Joyce’s parents were Frank Ernest Grace (1890 – 1972) and Violet Bridgen (1888 – 1972). Frank was the brother of Richard (1872 – 1955) and William George Alexander Grace (1874 – 1966) who married two of my Grandmother’s father’s sisters – Alice (1882 – 1952) and Elizabeth Dyer (1873 – 1949). Joyce and I are not cousins, but we have mutual cousins courtesy of her uncles marrying my great great aunts.

Diagram showing the connection between Joyce Grace (1919 - 1996) and myself.

The story does not end there though.

When I explained to my Aunt how Joyce (1919 – 1996) was connected, she remembered that Frank and Violet had a son, Sydney Grace (1921 – 2002), whom my Aunt had known when she was little. She also remembered that Sydney was married to Mavis Laird (1912 – 1968). Mavis actually saved my Aunt from drowning when she was little. And Mavis is what brings me to the second half of last night’s discovery.

It turns out that Sydney was Mavis’ second marriage. Her first marriage? Francis Arthur Stephen Ward (1912 – 1982). When I went to add him into the tree I realized he was already in it, and I already had him as being married to Mavis. I suppose at the time I did not check to see if either of them had had further marriages. I noticed that I did have Francis’ parents listed in the tree too. Francis’ parents were Francis Herbert Ward (1861 – 1943) and Ellen Maude Wiley (1871 – 1939).

Wiley. Remember that name. 

Now, let’s go back for a minute to my Grandmother’s sister who is in the nursing home. My Great Aunt was married to my Uncle Charlie Jones (1916 – 1992). Charlie’s mother was Catherine Wiley (1881 – 1962). Wiley! I told you to remember that name. Uncle Charlie and Francis Jr were first cousins! Charlie’s mother Catherine and Francis’ mother Ellen were sisters. 

Diagram showing the connection between Mavis Laird (1912 - 1968) and Uncle Charlie Jones (1916 - 1992)

Is that the end? Not quite. But I shall give you a moment to breathe. I sure need one after all that information. 

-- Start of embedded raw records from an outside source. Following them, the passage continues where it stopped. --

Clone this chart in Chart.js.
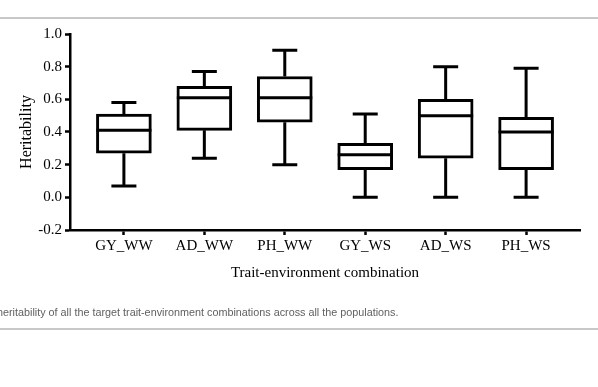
<!DOCTYPE html>
<html><head><meta charset="utf-8">
<script src="https://cdn.jsdelivr.net/npm/chart.js@4/dist/chart.umd.min.js"></script>
<style>
html,body{margin:0;padding:0;background:#fff;width:598px;height:387px;overflow:hidden;position:relative}
#c{position:absolute;left:0;top:0}
.rule{position:absolute;left:0;width:598px;height:0;border-top:2px solid #c8c8c8}
#cap{position:absolute;left:-3px;top:306px;font-family:"Liberation Sans",Arial,sans-serif;font-size:10.8px;color:#606060;white-space:nowrap}
</style></head><body>
<div class="rule" style="top:17px"></div>
<canvas id="c" width="598" height="387"></canvas>
<div id="cap">heritability of all the target trait-environment combinations across all the populations.</div>
<div class="rule" style="top:328px"></div>
<script>
const categories = ["GY_WW", "AD_WW", "PH_WW", "GY_WS", "AD_WS", "PH_WS"];
const minVals    = [0.07, 0.24, 0.20, 0.00, 0.00, 0.00];
const q1Vals     = [0.27, 0.41, 0.46, 0.17, 0.24, 0.17];
const medianVals = [0.41, 0.61, 0.61, 0.26, 0.50, 0.40];
const q3Vals     = [0.51, 0.68, 0.74, 0.33, 0.60, 0.49];
const maxVals    = [0.58, 0.77, 0.90, 0.51, 0.80, 0.79];
const yTicks     = [-0.2, 0.0, 0.2, 0.4, 0.6, 0.8, 1.0];
const yTitle = "Heritability";
const xTitle = "Trait-environment combination";

const serif = '"Liberation Serif","Times New Roman",serif';

const whiskerPlugin = {
  id: 'whiskers',
  afterDatasetsDraw(chart) {
    const ctx = chart.ctx;
    const xs = chart.scales.x, ys = chart.scales.y;
    const boxW = 55, capW = 25;
    ctx.save();
    ctx.strokeStyle = '#000';
    ctx.lineWidth = 3;
    ctx.lineCap = 'butt';
    categories.forEach((c, i) => {
      const x = xs.getPixelForValue(i);
      const yMin = ys.getPixelForValue(minVals[i]);
      const yQ1 = ys.getPixelForValue(q1Vals[i]);
      const yMed = ys.getPixelForValue(medianVals[i]);
      const yQ3 = ys.getPixelForValue(q3Vals[i]);
      const yMax = ys.getPixelForValue(maxVals[i]);
      ctx.beginPath();
      ctx.moveTo(x, yQ3); ctx.lineTo(x, yMax);
      ctx.moveTo(x - capW / 2, yMax); ctx.lineTo(x + capW / 2, yMax);
      ctx.moveTo(x, yQ1); ctx.lineTo(x, yMin);
      ctx.moveTo(x - capW / 2, yMin); ctx.lineTo(x + capW / 2, yMin);
      ctx.moveTo(x - boxW / 2, yMed); ctx.lineTo(x + boxW / 2, yMed);
      ctx.stroke();
    });
    ctx.restore();
  }
};

new Chart(document.getElementById('c'), {
  type: 'bar',
  data: {
    datasets: [{
      data: categories.map((c, i) => ({ x: i, y: [q1Vals[i], q3Vals[i]] })),
      backgroundColor: '#fff',
      borderColor: '#000',
      borderWidth: 3,
      borderSkipped: false,
      barThickness: 55
    }]
  },
  options: {
    responsive: false,
    animation: false,
    layout: { padding: { top: 34, right: 18, left: 0, bottom: 105 } },
    plugins: { legend: { display: false }, tooltip: { enabled: false } },
    scales: {
      x: {
        type: 'linear',
        offset: false,
        min: -0.67, max: 5.67,
        afterBuildTicks(s) { s.ticks = categories.map((c, i) => ({ value: i })); },
        afterFit(s) { s.height = 52; },
        ticks: {
          callback: (v) => categories[v] ?? '',
          font: { family: serif, size: 15 },
          color: '#000',
          padding: 2,
          maxRotation: 0,
          autoSkip: false
        },
        grid: { offset: false, drawOnChartArea: false, drawTicks: true, tickLength: 5, tickColor: '#000', tickWidth: 2.5 },
        border: { color: '#000', width: 2.5 },
        title: { display: true, text: xTitle, font: { family: serif, size: 15 }, color: '#000', padding: { top: 0, bottom: 0 } }
      },
      y: {
        min: -0.2, max: 1.0,
        afterBuildTicks(s) { s.ticks = yTicks.map(v => ({ value: v })); },
        afterFit(s) { s.width = 70; },
        ticks: {
          callback: (v) => Number(v).toFixed(1),
          font: { family: serif, size: 15 },
          color: '#000',
          padding: 3
        },
        grid: { drawOnChartArea: false, drawTicks: true, tickLength: 5, tickColor: '#000', tickWidth: 2.5 },
        border: { color: '#000', width: 2.5 },
        title: { display: true, text: yTitle, font: { family: serif, size: 16 }, color: '#000', padding: { top: 17, bottom: 0 } }
      }
    }
  },
  plugins: [whiskerPlugin]
});
</script>
</body></html>
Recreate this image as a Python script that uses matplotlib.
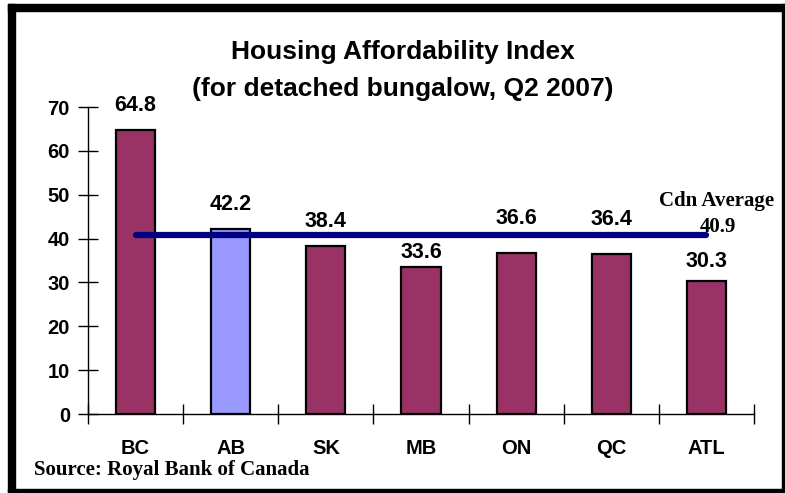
import matplotlib
matplotlib.use("Agg")
import matplotlib.pyplot as plt
from matplotlib.patches import Rectangle
from matplotlib.transforms import offset_copy

regions = ["BC", "AB", "SK", "MB", "ON", "QC", "ATL"]
index_values = [64.8, 42.2, 38.4, 33.6, 36.6, 36.4, 30.3]
cdn_average = 40.9
y_ticks = [0, 10, 20, 30, 40, 50, 60, 70]

# label lift above each bar (points), styling only
label_lift_pt = [17.5, 17.5, 17.5, 10, 25, 25, 14]

W, H = 785, 493
fig = plt.figure(figsize=(W / 100, H / 100), dpi=100)
fig.patch.set_facecolor("white")

def fx(px):
    return px / W

def fy(py):
    return 1 - py / H

# Outer frame (thicker left/top, thinner right/bottom)
frame_color = "black"
fig.patches.append(Rectangle((fx(8), fy(11)), fx(785) - fx(8), fy(4) - fy(11), transform=fig.transFigure, color=frame_color, zorder=0))
fig.patches.append(Rectangle((fx(8), fy(492)), fx(15) - fx(8), fy(4) - fy(492), transform=fig.transFigure, color=frame_color, zorder=0))
fig.patches.append(Rectangle((fx(782), fy(492)), fx(785) - fx(782), fy(4) - fy(492), transform=fig.transFigure, color=frame_color, zorder=0))
fig.patches.append(Rectangle((fx(8), fy(492)), fx(785) - fx(8), fy(489) - fy(492), transform=fig.transFigure, color=frame_color, zorder=0))

ax = fig.add_axes([fx(88), fy(414), fx(754) - fx(88), fy(107) - fy(414)])
ax.set_facecolor("none")

colors = ["#993366", "#9999FF", "#993366", "#993366", "#993366", "#993366", "#993366"]
x = list(range(len(regions)))
ax.bar(x, index_values, width=0.41, color=colors, edgecolor="black", linewidth=1.6, zorder=2)

ax.set_xlim(-0.5, len(regions) - 0.5)
ax.set_ylim(0, 70)

for xi, v, lift in zip(x, index_values, label_lift_pt):
    tr = offset_copy(ax.transData, fig=fig, x=0, y=lift, units="points")
    ax.text(xi, v, f"{v:.1f}", ha="center", va="center", fontsize=15.5,
            fontweight="bold", family="Liberation Sans", zorder=4, transform=tr)

ax.plot([0, len(regions) - 1], [cdn_average, cdn_average], color="#000080",
        linewidth=4.5, solid_capstyle="round", zorder=3)

fig.text(fx(717), fy(206), "Cdn Average", ha="center", va="baseline", fontsize=15,
         fontweight="bold", family="Liberation Serif")
fig.text(fx(718), fy(232), f"{cdn_average:.1f}", ha="center", va="baseline", fontsize=15,
         fontweight="bold", family="Liberation Serif")

ax.set_yticks(y_ticks)
ax.set_yticklabels([str(t) for t in y_ticks], fontsize=14.5, fontweight="bold", family="Liberation Sans")
ax.set_xticks([i - 0.5 for i in range(len(regions) + 1)])
ax.set_xticklabels([])
ax.set_xticks(x, minor=True)
ax.set_xticklabels(regions, minor=True, fontsize=14.5, fontweight="bold", family="Liberation Sans")
ax.tick_params(axis="x", which="minor", length=0, pad=18)
ax.tick_params(axis="x", which="major", direction="inout", length=15, width=1)
ax.tick_params(axis="y", direction="inout", length=14, width=1, pad=6)

for s in ["top", "right"]:
    ax.spines[s].set_visible(False)
for s in ["left", "bottom"]:
    ax.spines[s].set_linewidth(1)
    ax.spines[s].set_color("black")

fig.text(fx(403), fy(59), "Housing Affordability Index", ha="center", va="baseline",
         fontsize=19, fontweight="bold", family="Liberation Sans")
fig.text(fx(403), fy(96), "(for detached bungalow, Q2 2007)", ha="center", va="baseline",
         fontsize=19, fontweight="bold", family="Liberation Sans")

fig.text(fx(34), fy(475), "Source: Royal Bank of Canada", ha="left", va="baseline",
         fontsize=15, fontweight="bold", family="Liberation Serif")

fig.savefig("out.png", dpi=100)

Mavis’ parents were John Laird (1866 – 1913) and Sarah Usher (1884 – 1960). John died in 1913 when Mavis was a year old. In 1915, Sarah remarried a bloke by the name of George Thomas Ballard (1861 – 1930). I have a few distant cousins who were Ballard’s, so naturally I double checked the tree. George Ballard is part of a family I have not done much research into yet. He is my 1st Cousin 4x Removed though! George’s mother was Sarah Ann Walker (1838 – 1902), the sister of my Great Great Great Grandmother, Jane Gilliban Walker (1834 – 1911). While Mavis’ mother Sarah was married to George, Mavis and my Great Grandmother Eva Florence Mackay (1888 – 1976) (My Grandmother’s mother) were step 2nd cousins.  

Diagram showing connection between Sarah Usher (1884 - 1960), her 2nd husband, George Ballard (1861 - 1930), and my Grandmother.

And that my dear readers, is what I discovered last night after my Aunt told me about her chance meeting with a chef at my Great Aunt’s nursing home.

Do you have any interesting small world stories, or strange connections between ancestors?


  1. Small world, interesting post, and great diagrams! ~ Cathy

  2. My head is spinning! Lol! It is truly a small world!

  3. Brilliant. Love the way you explained it all and that many folk were already in your tree. Dancing with you from Salt Lake City!

  4. I love how you explained all the relationships Caitlin and made it fun to read too.

  5. Genealogy serendipity at work again! Like you, I often create diagrams (drop-line charts) to summarise my information. Computers are fine for some things, but I need these visual aids to make things sink into my brain. :-)

  6. Love Small World stories! I'm sure your aunt enjoyed that visit snd all the reminiscing!